A native of Mendota, Louise was one of eight children, four boys and four girls, born to her parents, Ernest and Katherine (Knauer) Anschicks, her father having four other children by an earlier marriage.
Louise attended the North School and the East Mendota Public Schools, graduating in 1907. It was about 1909, while she was a patient at the Dr. A. W. Chandler Hospital in Compton, Illinois, that she decided she would like to enter the nursing profession. However, she first remained at home for several years, and on a few occasions attended the sick with Dr. O. P. Harris.
In 1912 she entered nurses' training in Chicago at Englewood Hospital, an accredited school affiliated with the Northwestern University Medical School and the Children's Memorial Hospital. She was graduated in 1915 with a class of 13 members.
After a short term of private duty nursing and institutional work she answered the call for Red Cross Nurse in World War I. She received an appointment to the Army Nurse Corps Reserve in 1917 and was stationed at Camp Sherman, Chillicothe, Ohio. Later she was transferred to West Baden, Indiana General Hospital, a temporary reception center for wounded from France. Other assignments included Lakewood, New Jersey; Camp Dix, New Jersey and New Haven, Connecticut General Hospital, No. 16. After completing her year of service she returned to civilian life.
The following three years she worked in Chicago, as a member of the Visiting Nursing association, giving care in homes. She went East and took post-graduate courses at the Manhattan Eye, Ear, Nose and Throat hospital, New York City, for six months and at Philadelphia Communicable Disease hospital for three months.
She then accepted a position for six months at the Philadelphia General hospital. Ther work was followed by tubercular nursing in Colorado and subsequently at Fitzsimmons General hospital where in addition to tubercular cases there was general hospital nursing.
She worked as a member of the Regular Army Nurse Corps for 20 years. In June, 1920, a National Defense Act amendment granted nurses relative rank equivalent to that of commissioned officers. But it was not until April, 1947, that an Army-Navy Nurse Act was passed and nurses given full commissioned temporary rank and all the rights and privileges of the male commissioned officers.

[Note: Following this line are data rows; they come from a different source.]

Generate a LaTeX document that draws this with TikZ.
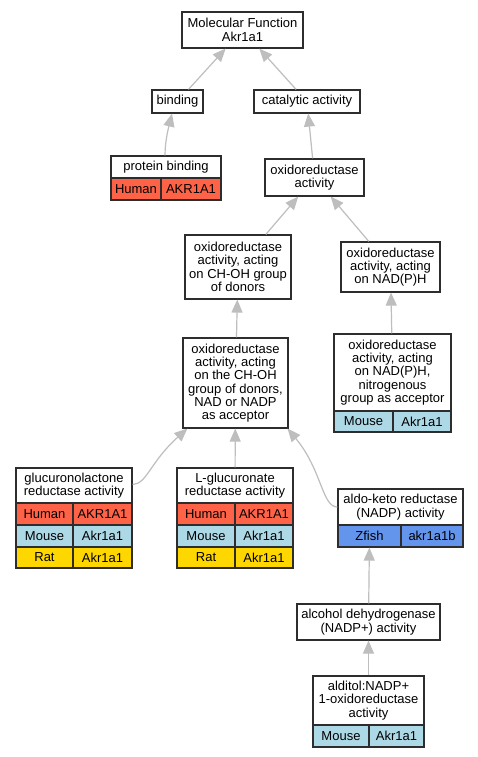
\documentclass[tikz,border=0pt]{standalone}
\usepackage{fontspec}
\setmainfont{Liberation Sans}
\usetikzlibrary{arrows.meta,calc}
\definecolor{hum}{RGB}{255,99,71}
\definecolor{mou}{RGB}{173,216,230}
\definecolor{rat}{RGB}{255,215,0}
\definecolor{zf}{RGB}{100,149,237}
\definecolor{edgegray}{RGB}{190,190,190}
\definecolor{boxline}{RGB}{45,45,45}
\begin{document}
\begin{tikzpicture}[x=1pt,y=-1pt,
  box/.style={draw=boxline, line width=1.2pt, fill=white, inner sep=0pt, align=center,
    font=\fontsize{13}{13.3}\selectfont},
  sz/.style 2 args={minimum width=#1pt, minimum height=#2pt},
  humc/.style={box, fill=hum},
  mouc/.style={box, fill=mou},
  ratc/.style={box, fill=rat},
  zfc/.style={box, fill=zf},
  edge/.style={draw=edgegray, line width=1.2pt, -{Triangle[length=13pt,width=11pt]}}
]
\fill[white] (0,0) rectangle (477,757);
\useasboundingbox (0,0) rectangle (477,757);

% nodes
\node[box,sz={121}{36}] (mf) at (242.5,30) {Molecular Function\\Akr1a1};
\node[box,sz={51}{23}] (bind) at (177.5,101.5) {binding};
\node[box,sz={106}{23}] (cat) at (307,101.5) {catalytic activity};

\node[box,sz={110}{22}] (pb) at (166,167) {protein binding};
\node[humc,sz={50}{22}] (pb1) at (136,189) {Human};
\node[humc,sz={60}{22}] (pb2) at (191,189) {AKR1A1};

\node[box,sz={99}{37}] (ox) at (314.5,177.5) {oxidoreductase\\activity};
\node[box,sz={106}{64}] (choh) at (238,267) {oxidoreductase\\activity, acting\\on CH-OH group\\of donors};
\node[box,sz={99}{50}] (nadph) at (390.5,267) {oxidoreductase\\activity, acting\\on NAD(P)H};
\node[box,sz={105}{90}] (cnad) at (235.5,383) {oxidoreductase\\activity, acting\\on the CH-OH\\group of donors,\\NAD or NADP\\as acceptor};

\node[box,sz={117}{77}] (nitro) at (392.5,372.5) {oxidoreductase\\activity, acting\\on NAD(P)H,\\nitrogenous\\group as acceptor};
\node[mouc,sz={59}{21}] (nitro1) at (363.5,421.5) {Mouse};
\node[mouc,sz={58}{21}] (nitro2) at (422,421.5) {Akr1a1};

\node[box,sz={116}{35}] (gl) at (74,485.5) {glucuronolactone\\reductase activity};
\node[humc,sz={57}{22}] (gl1) at (44.5,514) {Human};
\node[humc,sz={59}{22}] (gl2) at (102.5,514) {AKR1A1};
\node[mouc,sz={57}{22}] (gl3) at (44.5,536) {Mouse};
\node[mouc,sz={59}{22}] (gl4) at (102.5,536) {Akr1a1};
\node[ratc,sz={57}{21}] (gl5) at (44.5,557.5) {Rat};
\node[ratc,sz={59}{21}] (gl6) at (102.5,557.5) {Akr1a1};

\node[box,sz={116}{35}] (lg) at (235,485.5) {L-glucuronate\\reductase activity};
\node[humc,sz={58}{22}] (lg1) at (206,514) {Human};
\node[humc,sz={58}{22}] (lg2) at (264,514) {AKR1A1};
\node[mouc,sz={58}{22}] (lg3) at (206,536) {Mouse};
\node[mouc,sz={58}{22}] (lg4) at (264,536) {Akr1a1};
\node[ratc,sz={58}{21}] (lg5) at (206,557.5) {Rat};
\node[ratc,sz={58}{21}] (lg6) at (264,557.5) {Akr1a1};

\node[box,sz={125}{36}] (ak) at (400.5,507) {aldo-keto reductase\\(NADP) activity};
\node[zfc,sz={63}{22}] (ak1) at (369.5,536) {Zfish};
\node[zfc,sz={62}{22}] (ak2) at (432,536) {akr1a1b};

\node[box,sz={143}{36}] (alc) at (368.5,622) {alcohol dehydrogenase\\(NADP+) activity};

\node[box,sz={111}{49}] (ald) at (368.5,700.5) {alditol:NADP+\\1-oxidoreductase\\activity};
\node[mouc,sz={56}{22}] (ald1) at (341,736) {Mouse};
\node[mouc,sz={55}{22}] (ald2) at (396.5,736) {Akr1a1};

% edges
\draw[edge] (bind) -- (mf);
\draw[edge] (cat) -- (mf);
\draw[edge] ($(pb.north)+(-1,0)$) .. controls (165,140) and (169,126) .. ($(bind.south)+(-5.5,0)$);
\draw[edge] (ox) -- (cat);
\draw[edge] (choh) -- (ox);
\draw[edge] (nadph) -- (ox);
\draw[edge] (cnad) -- (choh);
\draw[edge] (nitro) -- (nadph);
\draw[edge] ($(gl.east)+(0,-1)$) .. controls (147,484) and (150,462) .. ($(cnad.south west)+(5,0)$);
\draw[edge] (lg) -- (cnad);
\draw[edge] (ak.west) .. controls (322,507) and (322,470) .. ($(cnad.south east)+(-1,0)$);
\draw[edge] (alc) -- (ak1);
\draw[edge] (ald) -- (alc);
\end{tikzpicture}
\end{document}
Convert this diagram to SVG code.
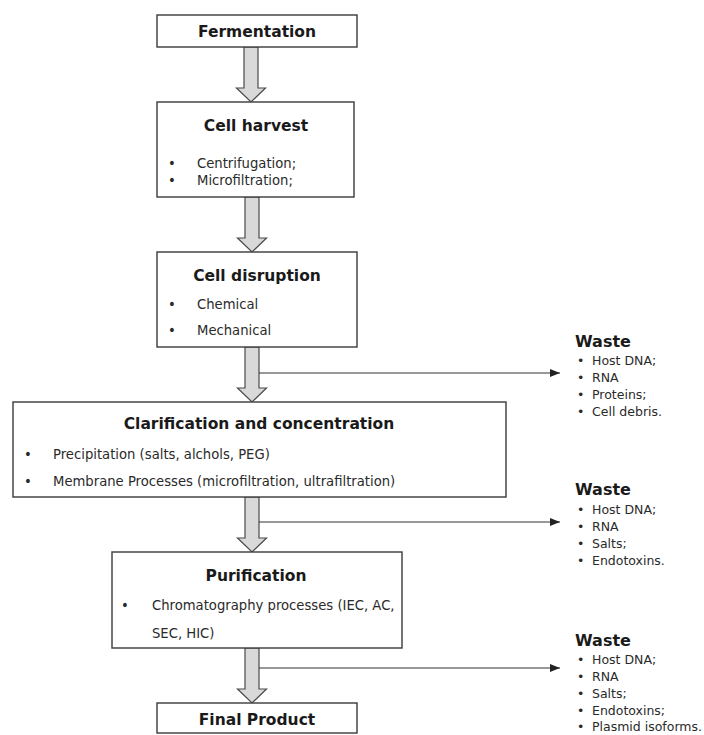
<svg xmlns="http://www.w3.org/2000/svg" xmlns:xlink="http://www.w3.org/1999/xlink" width="704" height="735" viewBox="0 0 704 735">
<style>
.box{fill:#fff;stroke:#3a3a3a;stroke-width:1.4}
.title{font-family:"DejaVu Sans","Liberation Sans",sans-serif;font-weight:bold;font-size:15.5px;fill:#1a1a1a;text-anchor:middle}
.body{font-family:"DejaVu Sans","Liberation Sans",sans-serif;font-size:13.2px;fill:#2a2a2a}
.wtitle{font-family:"DejaVu Sans","Liberation Sans",sans-serif;font-weight:bold;font-size:16px;fill:#1a1a1a}
.witem{font-family:"DejaVu Sans","Liberation Sans",sans-serif;font-size:12.5px;fill:#2a2a2a}
.big{fill:#d9d9d9;stroke:#4a4a4a;stroke-width:1.2}
.line{stroke:#333;stroke-width:1;fill:none}
</style>
<defs>
<path id="blockArrow" class="big" d="M-7,0 L7,0 L7,41 L14.5,41 L0,55 L-14.5,41 L-7,41 Z"/>
<marker id="tip" markerWidth="10" markerHeight="8" refX="10" refY="4" orient="auto" markerUnits="userSpaceOnUse">
<path d="M0,0 L10,4 L0,8 Z" fill="#222"/>
</marker>
</defs>

<g id="connectors">
<use xlink:href="#blockArrow" href="#blockArrow" transform="translate(251,47)"/>
<use xlink:href="#blockArrow" href="#blockArrow" transform="translate(252,197)"/>
<use xlink:href="#blockArrow" href="#blockArrow" transform="translate(252,347)"/>
<use xlink:href="#blockArrow" href="#blockArrow" transform="translate(252,497)"/>
<use xlink:href="#blockArrow" href="#blockArrow" transform="translate(252,648)"/>
<line class="line" x1="259" y1="373" x2="560" y2="373" marker-end="url(#tip)"/>
<line class="line" x1="259" y1="522" x2="560" y2="522" marker-end="url(#tip)"/>
<line class="line" x1="259" y1="668" x2="560" y2="668" marker-end="url(#tip)"/>
</g>

<g id="fermentation">
<rect class="box" x="157" y="15" width="200" height="32"/>
<text class="title" x="257" y="37">Fermentation</text>
</g>

<g id="cell-harvest">
<rect class="box" x="157" y="102" width="197" height="95"/>
<text class="title" x="256" y="131">Cell harvest</text>
<text class="body" x="168" y="168">•</text>
<text class="body" x="197" y="168">Centrifugation;</text>
<text class="body" x="168" y="185">•</text>
<text class="body" x="197" y="185">Microfiltration;</text>
</g>

<g id="cell-disruption">
<rect class="box" x="157" y="252" width="200" height="95"/>
<text class="title" x="257" y="281">Cell disruption</text>
<text class="body" x="168" y="309">•</text>
<text class="body" x="197" y="309">Chemical</text>
<text class="body" x="168" y="335">•</text>
<text class="body" x="197" y="335">Mechanical</text>
</g>

<g id="clarification">
<rect class="box" x="13" y="402" width="493" height="95"/>
<text class="title" x="259" y="429">Clarification and concentration</text>
<text class="body" x="24" y="459">•</text>
<text class="body" x="53" y="459">Precipitation (salts, alchols, PEG)</text>
<text class="body" x="24" y="486">•</text>
<text class="body" x="53" y="486">Membrane Processes (microfiltration, ultrafiltration)</text>
</g>

<g id="purification">
<rect class="box" x="112" y="552" width="290" height="96"/>
<text class="title" x="256" y="581">Purification</text>
<text class="body" x="121" y="610">•</text>
<text class="body" x="152" y="610">Chromatography processes (IEC, AC,</text>
<text class="body" x="152" y="638">SEC, HIC)</text>
</g>

<g id="final-product">
<rect class="box" x="157" y="703" width="200" height="30"/>
<text class="title" x="257" y="725">Final Product</text>
</g>

<g id="waste-1">
<text class="wtitle" x="575" y="347">Waste</text>
<text class="witem" x="577" y="365">•</text><text class="witem" x="592" y="365">Host DNA;</text>
<text class="witem" x="577" y="382">•</text><text class="witem" x="592" y="382">RNA</text>
<text class="witem" x="577" y="399">•</text><text class="witem" x="592" y="399">Proteins;</text>
<text class="witem" x="577" y="416">•</text><text class="witem" x="592" y="416">Cell debris.</text>
</g>

<g id="waste-2">
<text class="wtitle" x="575" y="495">Waste</text>
<text class="witem" x="577" y="514">•</text><text class="witem" x="592" y="514">Host DNA;</text>
<text class="witem" x="577" y="531">•</text><text class="witem" x="592" y="531">RNA</text>
<text class="witem" x="577" y="548">•</text><text class="witem" x="592" y="548">Salts;</text>
<text class="witem" x="577" y="565">•</text><text class="witem" x="592" y="565">Endotoxins.</text>
</g>

<g id="waste-3">
<text class="wtitle" x="575" y="646">Waste</text>
<text class="witem" x="577" y="664">•</text><text class="witem" x="592" y="664">Host DNA;</text>
<text class="witem" x="577" y="681">•</text><text class="witem" x="592" y="681">RNA</text>
<text class="witem" x="577" y="698">•</text><text class="witem" x="592" y="698">Salts;</text>
<text class="witem" x="577" y="715">•</text><text class="witem" x="592" y="715">Endotoxins;</text>
<text class="witem" x="577" y="731">•</text><text class="witem" x="592" y="731">Plasmid isoforms.</text>
</g>
</svg>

Louise Anschicks was assigned duty to many posts within and outside the United States. Her station assignments on foreign duty included Hawaii from 1935 to 1937, and the Philippines from June 1941 to Feb. 1945.
The years 1941-1945 included Corregidor, Bataan and three years in prison camp. She was among ten nurses on a plane which was disabled on the Island of Mindanao. They were prisoners of the Japanese there from the time of the surrender of General Sharpe's forces in May, 1942, until August, 1942. Then the Japanese took them by various methods of troop transportation and boat around the coast of Zamboanga to Manila. There they were reunited with the other Corregidor prisoner nurses and placed in Santo Tomas.
There were 4 thousand men, women and children who were prisoners in Manila, but the nurses were the only military persons in the group. The Japanese did not consider nurses as military persons when they learned that their relative rank was not connected with any knowledge of troop formation.
The overflow of prisoners from San Tomas, about 2000, were sent to Los Banos. Captain Louise Anschicks arrived at Santo Tomas on September 10, 1942, and remained there until liberation by General MacArthur's Forces on February 3, 1945.
In spite of all the hardships endured Captain Louise Anschicks has never regretted the service to our country and says if given a second choice she would again volunteer.
She received many awards consisting of Army ribbons and medals. She was given a raise of one grade in rank as a nurse by the order of General Douglas MacArthur. She was also awarded the Bronze Star.
At the close of her service of 20 years she was given disability retirement in the grade of Captain. She has served mankind with eagerness and has maintained a positive outlook on life.